During a recent visit, a members of a videography class from Hillside Student Community watch as 15-year old Will Maltz, trained in the urban gymnastic sport of parkour, leaps the gap between boulders.

Our second “then” photo features the upturned canoe of local lumberjack (and Pickett regular) Al Faussett. In 1926, Fox Pictures offered $1,500 to anyone who would row through nearby Sunset Falls. Faussett built a sturdy craft to survive the ordeal, but Fox reneged on its offer.

Undaunted, the newly minted daredevil persisted, reveling in his growing celebrity, but cashing in proved elusive. On Sept. 6, 1926, hundreds of onlookers crowded the Eagle Falls banks to watch Faussett risk life and limb. Most declined to pay for the privilege, and the drama of his descent fizzled when his canoe stuck partway down the run. A friend soon dislodged it with a long pole.
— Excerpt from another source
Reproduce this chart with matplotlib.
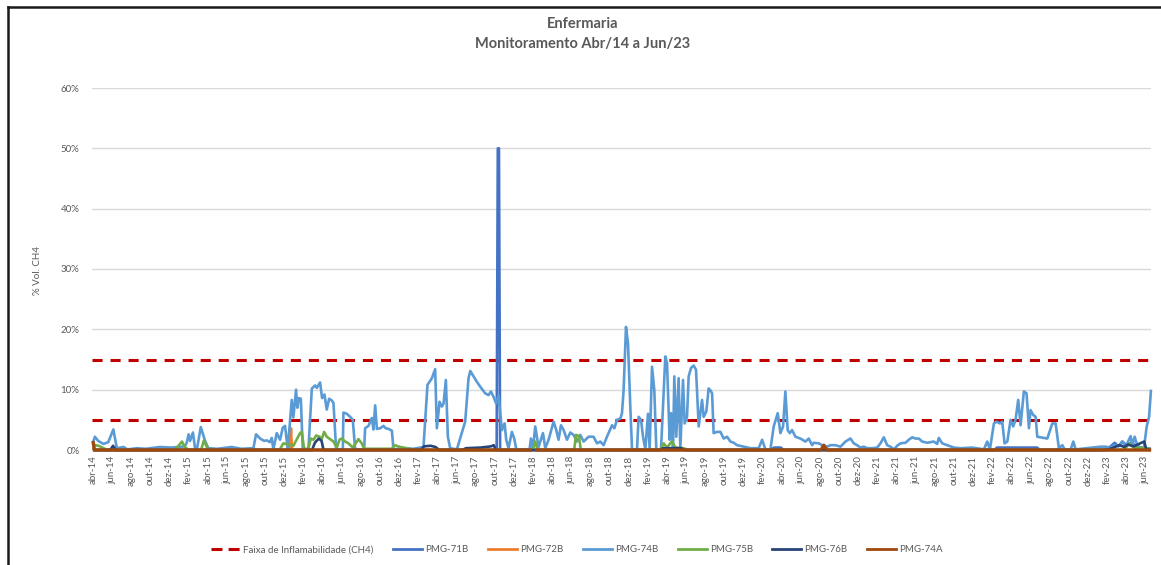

Faussett spent the next three years shooting Northwest waterfalls, breaking bones and suffering repeated concussions until retiring on his waterlogged laurels.

The photographer Pickett (1882-1959) ended his career in the late 1940s, health ravaged by decades of exposure to developing chemicals. Today, his Index home houses the Index Historical Society’s Pickett Museum.

More videographer from Hillside pose near the ‘easy jump’
Debris left behind by the railroad

And for a 360 degree video view of Eagle Falls, along with Jean’s narration, head in this direction.

In a late breaking addition, photo historian Ron Edge sends along the following Pickett portraits.

Al Faussett, with his original craft, the Skykomish Queen

Click twice on the following panoramas to zoom in and explore. To create these spectacular images, Pickett used the Cirkut camera manufactured by the Rochester Panoramic Camera Company. Thanks, Ron, for these remarkable photos of a vanished landscape.

A panoramic view of Scenic, Washington, just west of Stevens Pass – now the starting point for a hike to some spectacular alpine lakes.
Pickett’s panoramic view of Tye (initially Wellington), Washington. After the completion of the tunnel in 1929, Tye was abandoned and now must be listed among our state’s ghost towns.